GIVEN PROBLEM:
Starting at the first line of the listing below, retype each line up to and including the one that contains "x: 404, y: 36". Leave pictures out.

INPUT DATA:
■ ■ ■ ■ ■

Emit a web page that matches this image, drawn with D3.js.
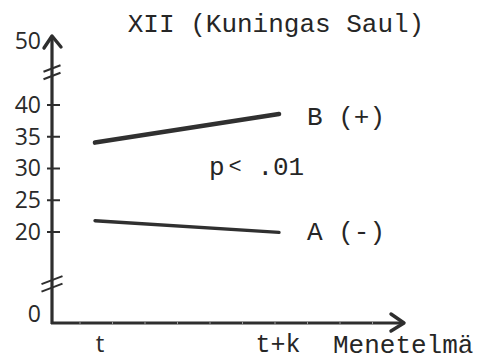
<!DOCTYPE html>
<html>
<head>
<meta charset="utf-8">
<script src="https://cdn.jsdelivr.net/npm/d3@7"></script>
<style>
  body { margin: 0; background: #fff; }
  .mono { font-family: "Liberation Mono", "DejaVu Sans Mono", monospace; fill: #262626; }
  .hand { font-family: "Open Sans", "DejaVu Sans", sans-serif; font-weight: 400; fill: #2a2a2a; }
</style>
</head>
<body>
<svg id="chart" width="481" height="360"></svg>
<script>
// Mean scores for the two groups at the two measurement points
const title = "XII (Kuningas Saul)";
const periods = ["t", "t+k"];
const groupB = [34.0, 38.5];
const groupA = [21.7, 19.8];
const seriesNames = ["B (+)", "A (-)"];
const yTickValues = [0, 20, 25, 30, 35, 40, 50];
const yTickMarks = [20, 25, 30, 35, 40];
const xTitle = "Menetelmä";
const significance = ["p", "<", " .01"];

const svg = d3.select("#chart");
const ink = "#2e2e2e";

const origin = { x: 52, y: 323 };
const axisEnd = { x: 404, y: 36 };

// Broken y axis: 0 at the origin, then a linear stretch from 20 to 50
const y = d3.scaleLinear().domain([0, 20, 50]).range([origin.y, 231.5, 41]);
const x = d3.scalePoint().domain(periods).range([95, 279]);

// Title
svg.append("text").attr("class", "mono")
  .attr("x", 276).attr("y", 32)
  .attr("text-anchor", "middle")
  .attr("font-size", 26)
  .text(title);

// Y axis labels and cross ticks
const yAxis = d3.axisLeft(y).tickValues(yTickValues).tickSize(0).tickPadding(11);
const gy = svg.append("g").attr("transform", `translate(${origin.x},0)`).call(yAxis);
gy.select(".domain").remove();
gy.selectAll(".tick text")
  .attr("class", "hand")
  .attr("font-size", 23)
  .attr("dy", d => d === 0 ? "-0.05em" : "0.34em");
gy.selectAll(".tick").filter(d => yTickMarks.includes(d))
  .append("line")
  .attr("x1", -5).attr("x2", 8)
  .attr("stroke", ink).attr("stroke-width", 2);

// Axis lines with arrowheads
svg.append("line")
  .attr("x1", origin.x).attr("y1", origin.y + 1)
  .attr("x2", origin.x).attr("y2", axisEnd.y)
  .attr("stroke", ink).attr("stroke-width", 3.2);
svg.append("path")
  .attr("d", `M${origin.x - 8},${axisEnd.y + 12} L${origin.x},${axisEnd.y} L${origin.x + 9},${axisEnd.y + 11}`)
  .attr("fill", "none").attr("stroke", ink).attr("stroke-width", 3.4)
  .attr("stroke-linecap", "round").attr("stroke-linejoin", "round");

svg.append("line")
  .attr("x1", origin.x - 1).attr("y1", origin.y)
  .attr("x2", axisEnd.x).attr("y2", origin.y)
  .attr("stroke", ink).attr("stroke-width", 3.2);
svg.append("path")
  .attr("d", `M${axisEnd.x - 13},${origin.y - 9} L${axisEnd.x},${origin.y} L${axisEnd.x - 13},${origin.y + 8}`)
  .attr("fill", "none").attr("stroke", ink).attr("stroke-width", 3.4)
  .attr("stroke-linecap", "round").attr("stroke-linejoin", "round");

// Faint ruler marks along the x axis
svg.append("g").selectAll("line")
  .data(d3.range(80, 390, 32.5))
  .join("line")
  .attr("x1", d => d).attr("x2", d => d)
  .attr("y1", origin.y - 1.5).attr("y2", origin.y + 1.5)
  .attr("stroke", "#9a9a9a").attr("stroke-width", 1);

// Axis break marks
function breakMark(cy, half) {
  [0, 7.5].forEach(off => {
    svg.append("line")
      .attr("x1", origin.x - half).attr("y1", cy + off + half * 0.38)
      .attr("x2", origin.x + half).attr("y2", cy + off - half * 0.38)
      .attr("stroke", ink).attr("stroke-width", 2);
  });
}
breakMark(y(45.2) - 3, 8.5);
breakMark(y(8.5) - 4, 10.5);

// Group lines
const line = d3.line().x((d, i) => x(periods[i])).y(d => y(d));
[groupB, groupA].forEach((vals, k) => {
  svg.append("path")
    .attr("d", line(vals))
    .attr("fill", "none")
    .attr("stroke", "#303030")
    .attr("stroke-width", k === 0 ? 4.6 : 3.4)
    .attr("stroke-linecap", "round");
  svg.append("text").attr("class", "mono")
    .attr("x", x(periods[1]) + 28)
    .attr("y", y(vals[1]))
    .attr("dy", k === 0 ? "0.42em" : "0.28em")
    .attr("font-size", 26)
    .text(seriesNames[k]);
});

// Significance note
const pText = svg.append("text").attr("class", "mono")
  .attr("x", 209).attr("y", 175).attr("font-size", 26);
pText.append("tspan").text(significance[0]);
pText.append("tspan").attr("font-size", 22).attr("dx", 4).attr("dy", -2).text(significance[1]);
pText.append("tspan").attr("dy", 2).text(significance[2]);

// X labels
svg.append("text").attr("class", "hand")
  .attr("x", x(periods[0]) + 5).attr("y", 352)
  .attr("text-anchor", "middle").attr("font-size", 24)
  .text(periods[0]);
svg.append("text").attr("class", "mono")
  .attr("x", x(periods[1]) - 1).attr("y", 352)
  .attr("text-anchor", "middle").attr("font-size", 25)
  .text(periods[1]);
svg.append("text").attr("class", "mono")
  .attr("x", 333).attr("y", 353).attr("font-size", 26)
  .text(xTitle);
</script>
</body>
</html>
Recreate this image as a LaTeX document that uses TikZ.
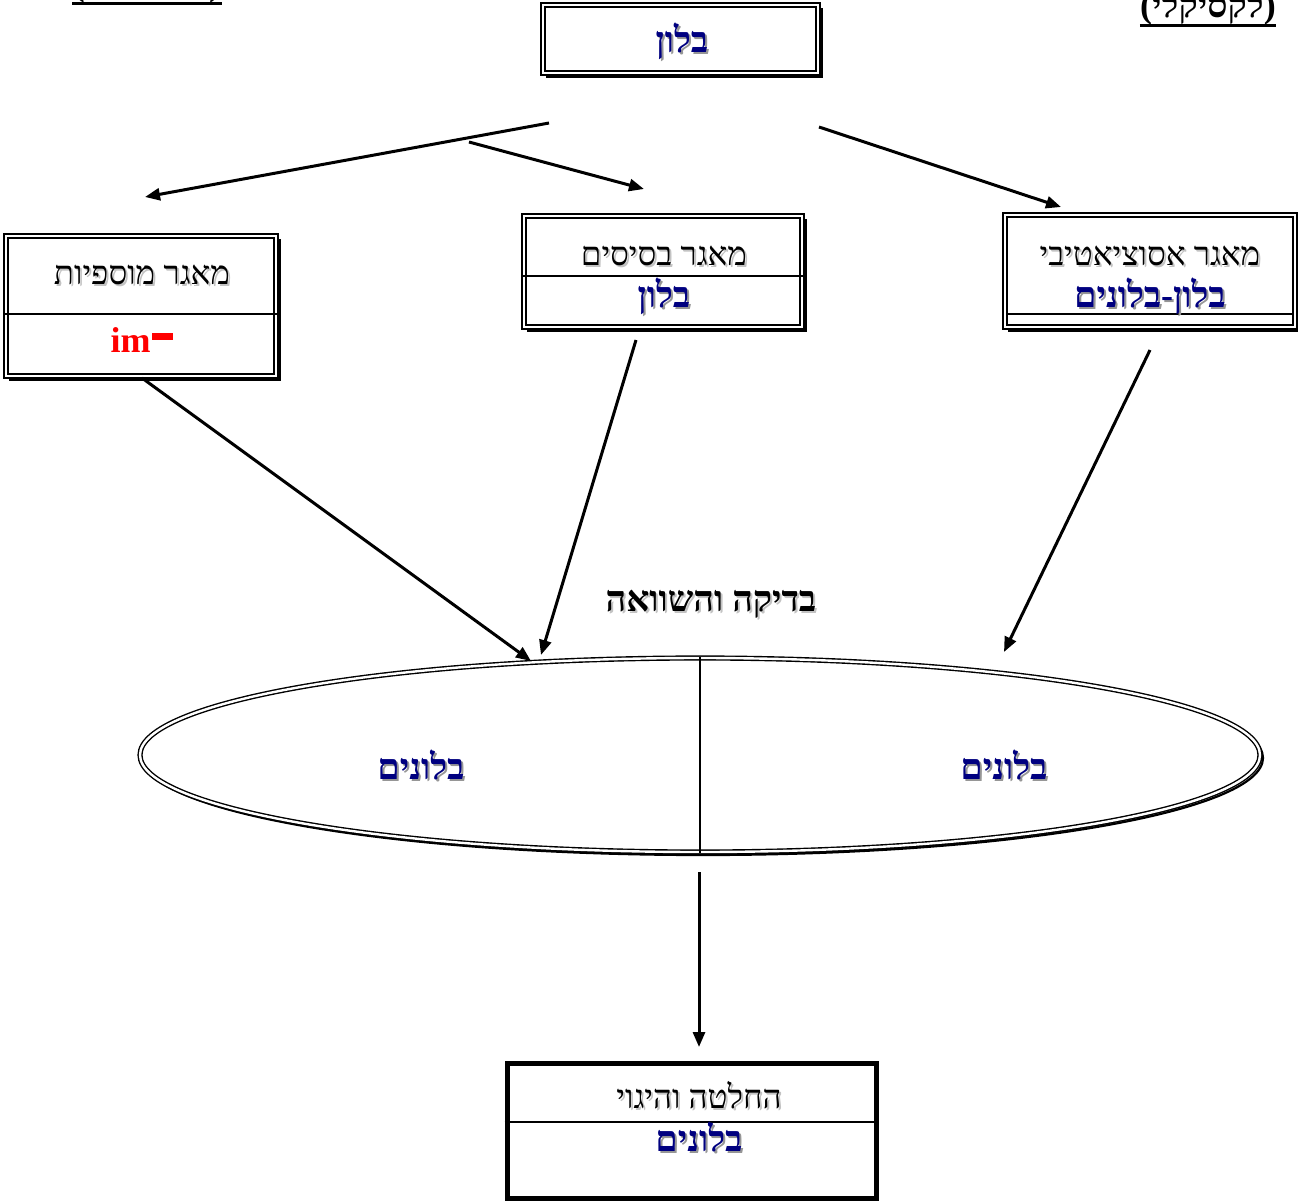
\documentclass[tikz,border=0pt]{standalone}
\usepackage{fontspec}
\setmainfont{Liberation Serif}
\newfontfamily\heb[Script=Hebrew]{Liberation Serif}
\TeXXeTstate=1
\usetikzlibrary{arrows.meta,shapes.geometric}
\definecolor{navyblue}{RGB}{0,0,128}
\definecolor{shade}{RGB}{150,150,150}
\definecolor{lshade}{RGB}{195,195,195}
\tikzset{
  reg/.style={font=\heb\fontsize{16.5}{18}\selectfont, inner sep=0pt, anchor=base},
  blu/.style={font=\heb\bfseries\fontsize{18}{20}\selectfont, text=navyblue, inner sep=0pt, anchor=base},
  blk/.style={font=\heb\bfseries\fontsize{18}{20}\selectfont, inner sep=0pt, anchor=base},
  dblbox/.style={draw, fill=white, double, double distance=1.2pt, line width=0.7pt, inner sep=0pt},
  conn/.style={line width=1.5pt, -{Triangle[length=7.5pt,width=6pt]}},
  thin/.style={line width=0.7pt}
}
\newcommand\mybox[5]{%
  \draw[shade, line width=1.1pt] ({#2-#4/2+4},{#3-#5/2+4}) rectangle ({#2+#4/2+4},{#3+#5/2+4});
  \node[dblbox, minimum width=#4*0.5pt, minimum height=#5*0.5pt] (#1) at (#2,#3) {};
}
\newcommand\stxt[6]{% name, x, y, style, shadow colour, text
  \node[#4, text=#5] at ({#2+2},{#3+2}) {#6};
  \node[#4] (#1) at (#2,#3) {#6};
}
\newcommand\lpar{{\rmfamily(}}
\newcommand\rpar{{\rmfamily)}}
\begin{document}
\begin{tikzpicture}[x=0.5pt,y=-0.5pt]
\useasboundingbox (0,0) rectangle (1298,1201);

% top labels (partly cut off by page edge)
\node[blk] (lexl) at (147,-5) {\lpar\beginR מורפולוגי\endR\rpar};
\draw[line width=1.5pt] ([yshift=-4pt]lexl.base west) -- ([yshift=-4pt]lexl.base east);
\node[blk] (lexr) at (1208,17) {\lpar\beginR לקסיקלי\endR\rpar};
\draw[line width=1.5pt] ([yshift=-4pt]lexr.base west) -- ([yshift=-4pt]lexr.base east);

% top box
\mybox{top}{680.5}{39}{275}{68}
\stxt{toptxt}{682}{52}{blu}{shade}{\beginR בלון\endR}

% left box
\mybox{lb}{141}{306}{270}{140}
\draw[thin] (lb.west |- 0,314) -- (lb.east |- 0,314);
\stxt{lbt}{142}{284}{reg}{lshade}{\beginR מאגר מוספיות\endR}
\node[blk, text=red] (lbim) at (142,352) {im\hspace{1pt}\rule[6pt]{10.5pt}{3.5pt}};

% middle box
\mybox{mb}{663}{271.5}{278}{111}
\draw[thin] (mb.west |- 0,276) -- (mb.east |- 0,276);
\stxt{mbt}{664}{265}{reg}{lshade}{\beginR מאגר בסיסים\endR}
\stxt{mbb}{664}{307}{blu}{shade}{\beginR בלון\endR}

% right box
\mybox{rb}{1150}{271}{290}{112}
\draw[thin] ([xshift=1.5pt]rb.west |- 0,314) -- ([xshift=-1.5pt]rb.east |- 0,314);
\stxt{rbt}{1150}{265}{reg}{lshade}{\beginR מאגר אסוציאטיבי\endR}
\stxt{rbb}{1150}{307}{blu}{shade}{\beginR בלון-בלונים\endR}

% comparison label
\stxt{cmp}{711}{611}{blk}{lshade}{\beginR בדיקה והשוואה\endR}

% ellipse
\draw[shade, line width=1.1pt] (703,758) ellipse [x radius=560, y radius=97];
\node[ellipse, draw, fill=white, double, double distance=1.2pt, line width=0.7pt,
      minimum width=560pt, minimum height=97pt, inner sep=0pt] (ell) at (700,755) {};
\draw[thin] (ell.north) -- (ell.south);
\stxt{elt}{421}{779}{blu}{shade}{\beginR בלונים\endR}
\stxt{ert}{1004}{779}{blu}{shade}{\beginR בלונים\endR}

% bottom box
\node[draw, fill=white, line width=2.5pt, minimum width=184.5pt, minimum height=67.5pt, inner sep=0pt] (bb) at (691.5,1130.5) {};
\draw[thin] (bb.west |- 0,1122) -- (bb.east |- 0,1122);
\stxt{bbt}{699}{1108}{reg}{lshade}{\beginR החלטה והיגוי\endR}
\stxt{bbb}{699}{1151}{blu}{shade}{\beginR בלונים\endR}

% connector end points
\coordinate (s1) at (549,123);  \coordinate (e1) at (145,197);
\coordinate (s2) at (469,142);  \coordinate (e2) at (644,189);
\coordinate (s3) at (819,127);  \coordinate (e3) at (1061,207);
\coordinate (s4) at (142,378);  \coordinate (e4) at (531,661);
\coordinate (s5) at (636,340);  \coordinate (e5) at (541,655);
\coordinate (s6) at (1150,350); \coordinate (e6) at (1004,652);
\coordinate (s7) at (699,872);  \coordinate (e7) at (699,1047);

\draw[conn] (s1) -- (e1);
\draw[conn] (s2) -- (e2);
\draw[conn] (s3) -- (e3);
\draw[conn] (s4) -- (e4);
\draw[conn] (s5) -- (e5);
\draw[conn] (s6) -- (e6);
\draw[conn] (s7) -- (e7);
\end{tikzpicture}
\end{document}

■ ■ ■ ■ ■

EXERCISE ANSWER:
Emit a web page that matches this image, drawn with D3.js.
<!DOCTYPE html>
<html>
<head>
<meta charset="utf-8">
<script src="https://cdn.jsdelivr.net/npm/d3@7"></script>
<style>
  body { margin: 0; background: #fff; }
  .mono { font-family: "Liberation Mono", "DejaVu Sans Mono", monospace; fill: #262626; }
  .hand { font-family: "Open Sans", "DejaVu Sans", sans-serif; font-weight: 400; fill: #2a2a2a; }
</style>
</head>
<body>
<svg id="chart" width="481" height="360"></svg>
<script>
// Mean scores for the two groups at the two measurement points
const title = "XII (Kuningas Saul)";
const periods = ["t", "t+k"];
const groupB = [34.0, 38.5];
const groupA = [21.7, 19.8];
const seriesNames = ["B (+)", "A (-)"];
const yTickValues = [0, 20, 25, 30, 35, 40, 50];
const yTickMarks = [20, 25, 30, 35, 40];
const xTitle = "Menetelmä";
const significance = ["p", "<", " .01"];

const svg = d3.select("#chart");
const ink = "#2e2e2e";

const origin = { x: 52, y: 323 };
const axisEnd = { x: 404, y: 36 };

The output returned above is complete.